Big Tim’s review published on Letterboxd:
"And if one does what God does enough times, one will become as God is."
Crime dramas are kind of my thing and I love when those movies become thinking man's puzzles. Psychological thrillers are fun for me because I like the cat-and-mouse game, the chase between the law and the criminal. I'm a sucker for a good police procedural, watching the grunt work of investigations and the mental game at play in reconstructing a crime scene and then going out and catching the killer.
Michael Mann's Manhunter is an interesting exercise is all of the elements that make up a good psychological crime thriller. It's got compelling characters, a ghastly, mysterious villain, is paced briskly, contains just enough action and a whole lot of tension throughout. Mann's bread and butter is the crime drama and this just might be his best, certainly a gem of his early career.
What struck me most about Manhunter is how meticulously shot it is. Mann does a great job with close-ups and wider shots in this that serve to heighten the tension and accentuate things like fear, nervousness and panic. Some of the more tension-packed scenes amazed me with his shot selection. In one scene, the killer is forcing his latest victim to watch a slideshow of photos of a family he has recently murdered. At first, the camera is poised on simple everyday shots of them. The killer ominously asks repeatedly, "Do you see?" When the photos transition to the heinous acts he has committed, the camera shifts focus to the victim himself and his reactions show us how ghastly the photos are. It seems kind of obvious, but it's a subtly brilliant move by Mann and further boosts the creepiness and disturbing nature of this film.
I came to this movie after having seen the Anthony Hopkins-helmed Hannibal Lecter movies as well as seeing the first two seasons of NBC's unsettling show Hannibal (I still have to catch up on season 3), so I was familiar with the characters involved. I remember liking Brett Ratner's 2002 film Red Dragon, which is a remake of Manhunter, but it didn't leave that much of an impact on me. Mann's film is far superior in many ways even with some elements standing as somewhat dated by today's standards.
I thought Brian Cox's performance as Lecter (or "Lecktor" as it is in this film) in this one was just OK but I have to admit that most of that feeling has to do with Hopkins absolutely blowing this role out of the water in The Silence of The Lambs, which is one of the greatest acting performances in movie history, in my opinion. So I was a little bit biased in favoring Hopkins before seeing this one and Cox unfairly gets very little screentime in this film to really flesh out the character.
I enjoyed William Petersen's performance as Will Graham and preferred his over Hugh Dancy's one in the Hannibal TV show. Petersen's is more restrained and mysterious whereas Dancy's is, I feel, a little too idiosyncratic at times. Petersen really carries the early parts of this movie well with a cool, calculated delivery that suggests a brilliant mind is at work here. His banter with Dennis Farina's Jack Crawford as they pick apart elements of the case made for some tense scenes.

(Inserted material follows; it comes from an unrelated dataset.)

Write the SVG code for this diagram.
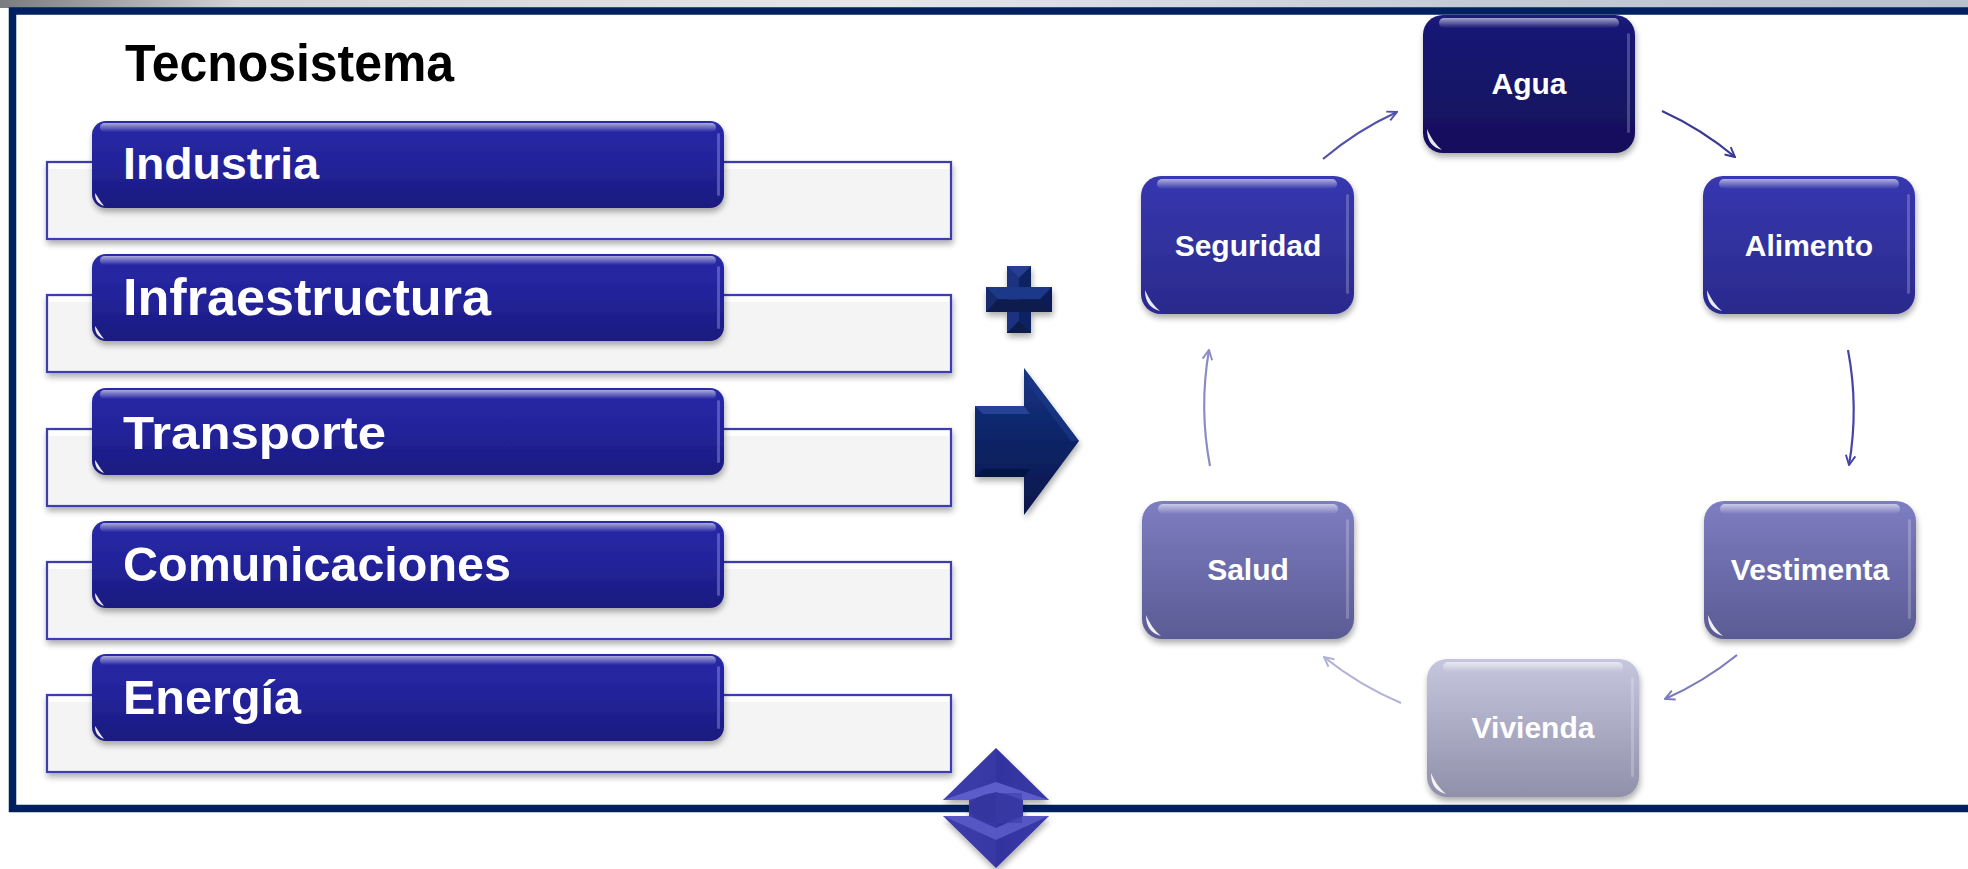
<svg xmlns="http://www.w3.org/2000/svg" width="1968" height="869" viewBox="0 0 1968 869">
<style>
.t{font-family:"Liberation Sans",Arial,sans-serif;font-weight:bold;fill:#ffffff}
.title{font-family:"Liberation Sans",Arial,sans-serif;font-weight:bold;fill:#000000}
.lbox{fill:#f4f4f4;stroke:#3d3daf;stroke-width:2.2}
.conn{fill:none;stroke-width:2.2}
.redge{fill:#b4b4ff;opacity:0.35}
.nedge{fill:#ffffff;opacity:0.22}
</style>
<defs>
<linearGradient id="topband" x1="0" y1="0" x2="1" y2="0">
<stop offset="0" stop-color="#7a7c80"/><stop offset="0.12" stop-color="#d0d2d6"/><stop offset="0.45" stop-color="#e4e6ea"/><stop offset="0.75" stop-color="#c4cad4"/><stop offset="1" stop-color="#b8c0cc"/>
</linearGradient>
<radialGradient id="haze" cx="0.5" cy="0" r="0.5">
<stop offset="0" stop-color="#c6cad4" stop-opacity="0.55"/><stop offset="1" stop-color="#c6cad4" stop-opacity="0"/>
</radialGradient>
<linearGradient id="gDark" x1="0" y1="0" x2="0" y2="1">
<stop offset="0" stop-color="#2a2aa8"/><stop offset="0.5" stop-color="#22229a"/><stop offset="1" stop-color="#1b1b7e"/>
</linearGradient>
<linearGradient id="gAgua" x1="0" y1="0" x2="0" y2="1">
<stop offset="0" stop-color="#1a1a78"/><stop offset="1" stop-color="#120f5a"/>
</linearGradient>
<linearGradient id="gMid" x1="0" y1="0" x2="0" y2="1">
<stop offset="0" stop-color="#3737b0"/><stop offset="1" stop-color="#2a2a8c"/>
</linearGradient>
<linearGradient id="gLight" x1="0" y1="0" x2="0" y2="1">
<stop offset="0" stop-color="#7d7dc2"/><stop offset="1" stop-color="#5b5b94"/>
</linearGradient>
<linearGradient id="gPale" x1="0" y1="0" x2="0" y2="1">
<stop offset="0" stop-color="#c6c6df"/><stop offset="1" stop-color="#9090aa"/>
</linearGradient>
<linearGradient id="hlTop" x1="0" y1="0" x2="0" y2="1">
<stop offset="0" stop-color="#ffffff" stop-opacity="0.6"/><stop offset="1" stop-color="#ffffff" stop-opacity="0"/>
</linearGradient>
<linearGradient id="gArrow" x1="0" y1="0" x2="0" y2="1">
<stop offset="0" stop-color="#173483"/><stop offset="0.5" stop-color="#0d2466"/><stop offset="1" stop-color="#06164a"/>
</linearGradient>
<linearGradient id="gUD" x1="0" y1="0" x2="1" y2="0">
<stop offset="0" stop-color="#3d3dab"/><stop offset="0.5" stop-color="#3838a4"/><stop offset="0.5" stop-color="#3232a0"/><stop offset="1" stop-color="#3a3aa8"/>
</linearGradient>
<filter id="sh" x="-10%" y="-10%" width="125%" height="140%">
<feGaussianBlur in="SourceAlpha" stdDeviation="3"/>
<feOffset dx="1" dy="4"/>
<feComponentTransfer><feFuncA type="linear" slope="0.33"/></feComponentTransfer>
<feMerge><feMergeNode/><feMergeNode in="SourceGraphic"/></feMerge>
</filter>
<marker id="m1" viewBox="0 0 10 10" refX="9" refY="5" markerWidth="12" markerHeight="12" markerUnits="userSpaceOnUse" orient="auto"><path d="M1,1 L9,5 L1,9" fill="none" stroke="#5252ae" stroke-width="1.6"/></marker>
<marker id="m2" viewBox="0 0 10 10" refX="9" refY="5" markerWidth="12" markerHeight="12" markerUnits="userSpaceOnUse" orient="auto"><path d="M1,1 L9,5 L1,9" fill="none" stroke="#3a3a94" stroke-width="1.6"/></marker>
<marker id="m3" viewBox="0 0 10 10" refX="9" refY="5" markerWidth="12" markerHeight="12" markerUnits="userSpaceOnUse" orient="auto"><path d="M1,1 L9,5 L1,9" fill="none" stroke="#4545a8" stroke-width="1.6"/></marker>
<marker id="m4" viewBox="0 0 10 10" refX="9" refY="5" markerWidth="12" markerHeight="12" markerUnits="userSpaceOnUse" orient="auto"><path d="M1,1 L9,5 L1,9" fill="none" stroke="#7a7abe" stroke-width="1.6"/></marker>
<marker id="m5" viewBox="0 0 10 10" refX="9" refY="5" markerWidth="12" markerHeight="12" markerUnits="userSpaceOnUse" orient="auto"><path d="M1,1 L9,5 L1,9" fill="none" stroke="#b2b2d6" stroke-width="1.6"/></marker>
<marker id="m6" viewBox="0 0 10 10" refX="9" refY="5" markerWidth="12" markerHeight="12" markerUnits="userSpaceOnUse" orient="auto"><path d="M1,1 L9,5 L1,9" fill="none" stroke="#8c8cc4" stroke-width="1.6"/></marker>
</defs>

<rect x="0" y="0" width="1968" height="869" fill="#ffffff"/>
<rect x="0" y="0" width="1968" height="8" fill="url(#topband)"/>
<ellipse cx="1560" cy="16" rx="520" ry="70" fill="url(#haze)"/>

<g id="frame">
<path d="M1975,11 H12.5 V808.5 H1975" fill="none" stroke="#002060" stroke-width="7.5"/>
</g>

<text class="title" x="125" y="81" font-size="51" textLength="329" lengthAdjust="spacingAndGlyphs">Tecnosistema</text>

<!-- left list items -->
<g id="item-industria">
<rect class="lbox" x="47" y="162" width="904" height="77" filter="url(#sh)"/>
<rect x="49" y="164" width="900" height="5" fill="#ffffff" opacity="0.8"/>
<g filter="url(#sh)">
<rect x="92" y="121" width="632" height="87" rx="14" fill="url(#gDark)"/>
<rect x="100" y="123" width="616" height="9" rx="4.5" fill="url(#hlTop)"/>
<rect class="redge" x="717" y="133" width="3" height="63" rx="1.5"/>
<path d="M95,193 C95,200 98,204 104,206 C100,201 98,197 95,193 Z" fill="#ffffff" opacity="0.9"/>
</g>
<text class="t" x="123" y="179" font-size="45" textLength="196" lengthAdjust="spacingAndGlyphs">Industria</text>
</g>

<g id="item-infraestructura">
<rect class="lbox" x="47" y="295" width="904" height="77" filter="url(#sh)"/>
<rect x="49" y="297" width="900" height="5" fill="#ffffff" opacity="0.8"/>
<g filter="url(#sh)">
<rect x="92" y="254" width="632" height="87" rx="14" fill="url(#gDark)"/>
<rect x="100" y="256" width="616" height="9" rx="4.5" fill="url(#hlTop)"/>
<rect class="redge" x="717" y="266" width="3" height="63" rx="1.5"/>
<path d="M95,326 C95,333 98,337 104,339 C100,334 98,330 95,326 Z" fill="#ffffff" opacity="0.9"/>
</g>
<text class="t" x="123" y="315" font-size="52" textLength="368" lengthAdjust="spacingAndGlyphs">Infraestructura</text>
</g>

<g id="item-transporte">
<rect class="lbox" x="47" y="429" width="904" height="77" filter="url(#sh)"/>
<rect x="49" y="431" width="900" height="5" fill="#ffffff" opacity="0.8"/>
<g filter="url(#sh)">
<rect x="92" y="388" width="632" height="87" rx="14" fill="url(#gDark)"/>
<rect x="100" y="390" width="616" height="9" rx="4.5" fill="url(#hlTop)"/>
<rect class="redge" x="717" y="400" width="3" height="63" rx="1.5"/>
<path d="M95,460 C95,467 98,471 104,473 C100,468 98,464 95,460 Z" fill="#ffffff" opacity="0.9"/>
</g>
<text class="t" x="123" y="449" font-size="47" textLength="263" lengthAdjust="spacingAndGlyphs">Transporte</text>
</g>

<g id="item-comunicaciones">
<rect class="lbox" x="47" y="562" width="904" height="77" filter="url(#sh)"/>
<rect x="49" y="564" width="900" height="5" fill="#ffffff" opacity="0.8"/>
<g filter="url(#sh)">
<rect x="92" y="521" width="632" height="87" rx="14" fill="url(#gDark)"/>
<rect x="100" y="523" width="616" height="9" rx="4.5" fill="url(#hlTop)"/>
<rect class="redge" x="717" y="533" width="3" height="63" rx="1.5"/>
<path d="M95,593 C95,600 98,604 104,606 C100,601 98,597 95,593 Z" fill="#ffffff" opacity="0.9"/>
</g>
<text class="t" x="123" y="581" font-size="48" textLength="388" lengthAdjust="spacingAndGlyphs">Comunicaciones</text>
</g>

<g id="item-energia">
<rect class="lbox" x="47" y="695" width="904" height="77" filter="url(#sh)"/>
<rect x="49" y="697" width="900" height="5" fill="#ffffff" opacity="0.8"/>
<g filter="url(#sh)">
<rect x="92" y="654" width="632" height="87" rx="14" fill="url(#gDark)"/>
<rect x="100" y="656" width="616" height="9" rx="4.5" fill="url(#hlTop)"/>
<rect class="redge" x="717" y="666" width="3" height="63" rx="1.5"/>
<path d="M95,726 C95,733 98,737 104,739 C100,734 98,730 95,726 Z" fill="#ffffff" opacity="0.9"/>
</g>
<text class="t" x="123" y="714" font-size="48" textLength="178" lengthAdjust="spacingAndGlyphs">Energía</text>
</g>

<!-- plus sign -->
<g id="plus" filter="url(#sh)">
<path d="M1007,266 H1031 V287 H1052 V312 H1031 V333 H1007 V312 H986 V287 H1007 Z" fill="#0e2462"/>
<polygon points="1007,266 1019,278 1019,321 1007,333" fill="#1a3380"/>
<polygon points="1031,266 1019,278 1019,321 1031,333" fill="#0d2260"/>
<polygon points="1007,266 1031,266 1019,278" fill="#27408f"/>
<polygon points="1007,333 1031,333 1019,321" fill="#091a4a"/>
<polygon points="986,287 1052,287 1040,299.5 998,299.5" fill="#1d3888"/>
<polygon points="986,312 1052,312 1040,299.5 998,299.5" fill="#0a1b4e"/>
<polygon points="986,287 986,312 998,299.5" fill="#13296c"/>
<polygon points="1052,287 1052,312 1040,299.5" fill="#0c1f58"/>
</g>

<!-- right arrow -->
<g id="right-arrow" filter="url(#sh)">
<path d="M975,406 H1024 V368 L1079,441 L1024,515 V477 H975 Z" fill="url(#gArrow)"/>
<polygon points="975,406 1024,406 1030,414 983,414" fill="#2a4a9e" opacity="0.8"/>
<polygon points="975,477 1024,477 1030,469 983,469" fill="#051240" opacity="0.8"/>
<polygon points="1024,368 1079,441 1071,441 1030,386" fill="#1b3a8c" opacity="0.6"/>
</g>

<!-- up-down arrow -->
<g id="updown-arrow" filter="url(#sh)">
<path d="M996,748 L1049,800 H1023 V816 H1049 L996,868 L943,816 H969 V800 H943 Z" fill="url(#gUD)"/>
<polygon points="943,800 996,782 1049,800 1023,800 996,792 969,800" fill="#5c5cca"/>
<polygon points="943,816 969,816 996,828 1023,816 1049,816 996,840" fill="#5656c4"/>
<ellipse cx="996" cy="808" rx="26" ry="15" fill="#35359f"/>
<rect x="996" y="793" width="26" height="30" fill="#3b3baa" opacity="0.6"/>
</g>

<!-- connectors -->
<g id="connectors">
<path class="conn" d="M1323,159 A323,323 0 0 1 1397,112" stroke="#5252ae" marker-end="url(#m1)"/>
<path class="conn" d="M1662,111 A323,323 0 0 1 1735,157" stroke="#3a3a94" marker-end="url(#m2)"/>
<path class="conn" d="M1848,350 A323,323 0 0 1 1849,465" stroke="#4545a8" marker-end="url(#m3)"/>
<path class="conn" d="M1737,655 A323,323 0 0 1 1665,699" stroke="#7a7abe" marker-end="url(#m4)"/>
<path class="conn" d="M1401,703 A323,323 0 0 1 1324,657" stroke="#b2b2d6" marker-end="url(#m5)"/>
<path class="conn" d="M1210,466 A323,323 0 0 1 1209,350" stroke="#8c8cc4" marker-end="url(#m6)"/>
</g>

<!-- cycle nodes -->
<g id="node-agua">
<g filter="url(#sh)">
<rect x="1423" y="15" width="212" height="138" rx="20" fill="url(#gAgua)"/>
<rect x="1439" y="18" width="180" height="10" rx="5" fill="url(#hlTop)"/>
<rect class="nedge" x="1627" y="33" width="3" height="100" rx="1.5"/>
<path d="M1427,129 C1427,141 1432,147 1442,150 C1435,144 1431,138 1427,129 Z" fill="#ffffff" opacity="0.9"/>
</g>
<text class="t" x="1529" y="94" font-size="30" text-anchor="middle">Agua</text>
</g>

<g id="node-alimento">
<g filter="url(#sh)">
<rect x="1703" y="176" width="212" height="138" rx="20" fill="url(#gMid)"/>
<rect x="1719" y="179" width="180" height="10" rx="5" fill="url(#hlTop)"/>
<rect class="nedge" x="1907" y="194" width="3" height="100" rx="1.5"/>
<path d="M1707,290 C1707,302 1712,308 1722,311 C1715,305 1711,299 1707,290 Z" fill="#ffffff" opacity="0.9"/>
</g>
<text class="t" x="1809" y="256" font-size="30" text-anchor="middle">Alimento</text>
</g>

<g id="node-vestimenta">
<g filter="url(#sh)">
<rect x="1704" y="501" width="212" height="138" rx="20" fill="url(#gLight)"/>
<rect x="1720" y="504" width="180" height="10" rx="5" fill="url(#hlTop)"/>
<rect class="nedge" x="1908" y="519" width="3" height="100" rx="1.5"/>
<path d="M1708,615 C1708,627 1713,633 1723,636 C1716,630 1712,624 1708,615 Z" fill="#ffffff" opacity="0.9"/>
</g>
<text class="t" x="1810" y="580" font-size="30" text-anchor="middle">Vestimenta</text>
</g>

<g id="node-vivienda">
<g filter="url(#sh)">
<rect x="1427" y="659" width="212" height="138" rx="20" fill="url(#gPale)"/>
<rect x="1443" y="662" width="180" height="10" rx="5" fill="url(#hlTop)"/>
<rect class="nedge" x="1631" y="677" width="3" height="100" rx="1.5"/>
<path d="M1431,773 C1431,785 1436,791 1446,794 C1439,788 1435,782 1431,773 Z" fill="#ffffff" opacity="0.9"/>
</g>
<text class="t" x="1533" y="738" font-size="30" text-anchor="middle">Vivienda</text>
</g>

<g id="node-salud">
<g filter="url(#sh)">
<rect x="1142" y="501" width="212" height="138" rx="20" fill="url(#gLight)"/>
<rect x="1158" y="504" width="180" height="10" rx="5" fill="url(#hlTop)"/>
<rect class="nedge" x="1346" y="519" width="3" height="100" rx="1.5"/>
<path d="M1146,615 C1146,627 1151,633 1161,636 C1154,630 1150,624 1146,615 Z" fill="#ffffff" opacity="0.9"/>
</g>
<text class="t" x="1248" y="580" font-size="30" text-anchor="middle">Salud</text>
</g>

<g id="node-seguridad">
<g filter="url(#sh)">
<rect x="1141" y="176" width="213" height="138" rx="20" fill="url(#gMid)"/>
<rect x="1157" y="179" width="180" height="10" rx="5" fill="url(#hlTop)"/>
<rect class="nedge" x="1346" y="194" width="3" height="100" rx="1.5"/>
<path d="M1145,290 C1145,302 1150,308 1160,311 C1153,305 1149,299 1145,290 Z" fill="#ffffff" opacity="0.9"/>
</g>
<text class="t" x="1248" y="256" font-size="30" text-anchor="middle">Seguridad</text>
</g>
</svg>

The film really never lets you catch your breath. Mann, who also penned the screenplay, writes a taut script and, combined with his tight direction and shot selection, fashions a top-notch crime thriller. You can really tell that this movie has a direct influence on the CSI TV franchise and other police procedurals. It sets things up right away, gives you a little character stuff, a little action here and there, the case gets closer and closer to the killer, the tension is constantly being ramped up and ends with a bang.